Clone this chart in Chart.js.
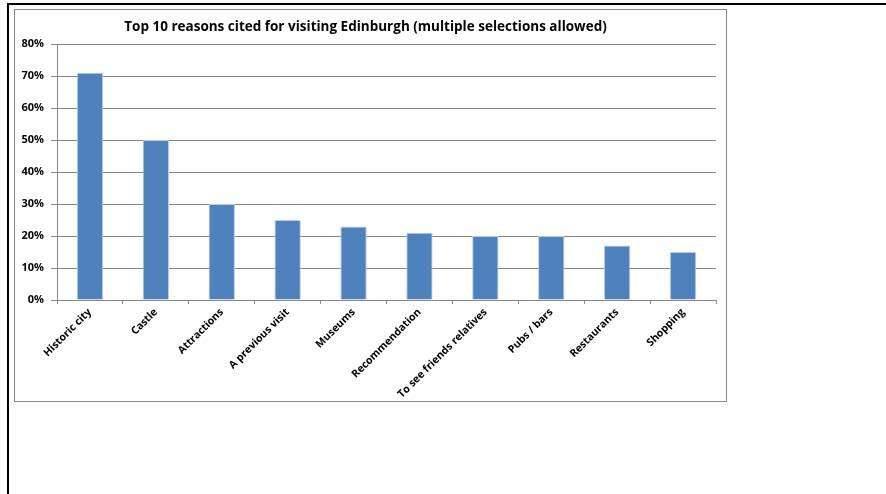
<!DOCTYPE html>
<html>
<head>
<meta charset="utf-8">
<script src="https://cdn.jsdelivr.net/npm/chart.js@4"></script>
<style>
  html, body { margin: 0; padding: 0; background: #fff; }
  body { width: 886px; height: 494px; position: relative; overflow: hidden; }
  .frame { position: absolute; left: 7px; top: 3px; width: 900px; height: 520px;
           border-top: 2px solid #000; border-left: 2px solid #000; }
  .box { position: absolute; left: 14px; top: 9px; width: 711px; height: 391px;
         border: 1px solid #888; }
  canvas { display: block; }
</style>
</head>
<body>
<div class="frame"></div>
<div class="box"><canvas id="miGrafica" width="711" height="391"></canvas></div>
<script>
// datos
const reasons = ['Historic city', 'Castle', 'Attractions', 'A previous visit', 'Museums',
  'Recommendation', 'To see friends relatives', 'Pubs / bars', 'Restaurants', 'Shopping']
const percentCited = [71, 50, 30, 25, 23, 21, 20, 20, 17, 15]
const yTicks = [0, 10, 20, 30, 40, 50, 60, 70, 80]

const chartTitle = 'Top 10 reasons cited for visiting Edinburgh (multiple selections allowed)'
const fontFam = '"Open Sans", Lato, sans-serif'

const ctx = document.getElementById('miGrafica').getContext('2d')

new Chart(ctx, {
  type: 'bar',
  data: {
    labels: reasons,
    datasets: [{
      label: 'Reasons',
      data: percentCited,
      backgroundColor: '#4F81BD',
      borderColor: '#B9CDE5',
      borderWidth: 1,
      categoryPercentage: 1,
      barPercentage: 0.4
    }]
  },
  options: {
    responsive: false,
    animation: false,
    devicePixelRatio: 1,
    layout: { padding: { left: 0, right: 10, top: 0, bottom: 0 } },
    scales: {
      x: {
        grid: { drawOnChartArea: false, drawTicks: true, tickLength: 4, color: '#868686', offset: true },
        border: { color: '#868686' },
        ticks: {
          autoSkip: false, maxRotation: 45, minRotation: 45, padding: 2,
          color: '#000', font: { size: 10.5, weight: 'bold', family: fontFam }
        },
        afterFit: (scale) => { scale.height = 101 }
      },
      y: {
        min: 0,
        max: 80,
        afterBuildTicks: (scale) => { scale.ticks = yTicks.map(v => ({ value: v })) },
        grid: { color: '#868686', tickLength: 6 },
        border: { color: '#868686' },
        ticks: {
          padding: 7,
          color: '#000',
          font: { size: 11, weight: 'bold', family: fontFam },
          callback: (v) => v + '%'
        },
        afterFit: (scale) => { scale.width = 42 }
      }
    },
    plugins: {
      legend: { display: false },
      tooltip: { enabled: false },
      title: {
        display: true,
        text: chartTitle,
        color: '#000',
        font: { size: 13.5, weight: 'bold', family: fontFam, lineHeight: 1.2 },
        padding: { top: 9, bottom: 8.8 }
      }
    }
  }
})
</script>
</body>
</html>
* * *
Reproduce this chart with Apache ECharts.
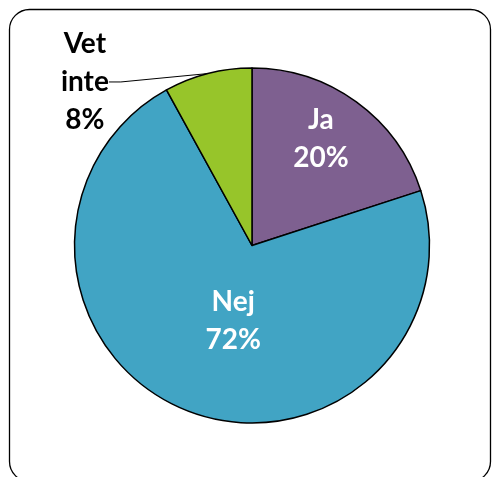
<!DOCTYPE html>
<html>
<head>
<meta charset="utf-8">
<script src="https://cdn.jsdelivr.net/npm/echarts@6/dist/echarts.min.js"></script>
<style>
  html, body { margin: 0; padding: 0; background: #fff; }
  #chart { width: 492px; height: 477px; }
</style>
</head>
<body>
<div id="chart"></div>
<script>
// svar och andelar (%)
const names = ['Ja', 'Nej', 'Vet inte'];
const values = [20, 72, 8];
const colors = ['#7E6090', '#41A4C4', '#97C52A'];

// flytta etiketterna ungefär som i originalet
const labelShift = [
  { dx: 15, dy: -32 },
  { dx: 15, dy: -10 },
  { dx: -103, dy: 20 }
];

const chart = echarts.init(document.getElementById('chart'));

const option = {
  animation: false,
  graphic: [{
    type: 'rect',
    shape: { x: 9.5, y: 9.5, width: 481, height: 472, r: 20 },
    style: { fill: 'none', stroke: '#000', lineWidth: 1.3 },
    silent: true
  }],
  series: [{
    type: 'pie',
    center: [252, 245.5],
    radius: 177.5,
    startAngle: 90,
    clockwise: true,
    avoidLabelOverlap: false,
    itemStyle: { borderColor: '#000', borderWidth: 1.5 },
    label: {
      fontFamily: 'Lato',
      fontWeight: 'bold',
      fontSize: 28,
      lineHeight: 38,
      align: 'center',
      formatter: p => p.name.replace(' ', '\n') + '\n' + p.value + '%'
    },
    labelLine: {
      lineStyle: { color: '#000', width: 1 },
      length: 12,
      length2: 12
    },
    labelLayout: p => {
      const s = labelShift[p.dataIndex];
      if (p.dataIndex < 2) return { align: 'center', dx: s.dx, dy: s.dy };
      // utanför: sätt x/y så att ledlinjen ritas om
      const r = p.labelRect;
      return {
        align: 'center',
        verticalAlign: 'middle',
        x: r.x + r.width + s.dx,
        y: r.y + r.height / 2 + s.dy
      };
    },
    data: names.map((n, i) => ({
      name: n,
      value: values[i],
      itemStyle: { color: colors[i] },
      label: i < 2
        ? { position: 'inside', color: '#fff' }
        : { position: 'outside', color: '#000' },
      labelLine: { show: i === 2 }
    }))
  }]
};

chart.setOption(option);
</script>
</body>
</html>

* [EXERCISE] For the material above, give again only the lines starting at the line that contains "Clone this chart in Chart.js." and ending at the line that contains "ctx = document.getElementById('miGrafica').getContext('2d')". Pictures do not belong in the copy.

* [FULL RESPONSE]
Clone this chart in Chart.js.
<!DOCTYPE html>
<html>
<head>
<meta charset="utf-8">
<script src="https://cdn.jsdelivr.net/npm/chart.js@4"></script>
<style>
  html, body { margin: 0; padding: 0; background: #fff; }
  body { width: 886px; height: 494px; position: relative; overflow: hidden; }
  .frame { position: absolute; left: 7px; top: 3px; width: 900px; height: 520px;
           border-top: 2px solid #000; border-left: 2px solid #000; }
  .box { position: absolute; left: 14px; top: 9px; width: 711px; height: 391px;
         border: 1px solid #888; }
  canvas { display: block; }
</style>
</head>
<body>
<div class="frame"></div>
<div class="box"><canvas id="miGrafica" width="711" height="391"></canvas></div>
<script>
// datos
const reasons = ['Historic city', 'Castle', 'Attractions', 'A previous visit', 'Museums',
  'Recommendation', 'To see friends relatives', 'Pubs / bars', 'Restaurants', 'Shopping']
const percentCited = [71, 50, 30, 25, 23, 21, 20, 20, 17, 15]
const yTicks = [0, 10, 20, 30, 40, 50, 60, 70, 80]

const chartTitle = 'Top 10 reasons cited for visiting Edinburgh (multiple selections allowed)'
const fontFam = '"Open Sans", Lato, sans-serif'

const ctx = document.getElementById('miGrafica').getContext('2d')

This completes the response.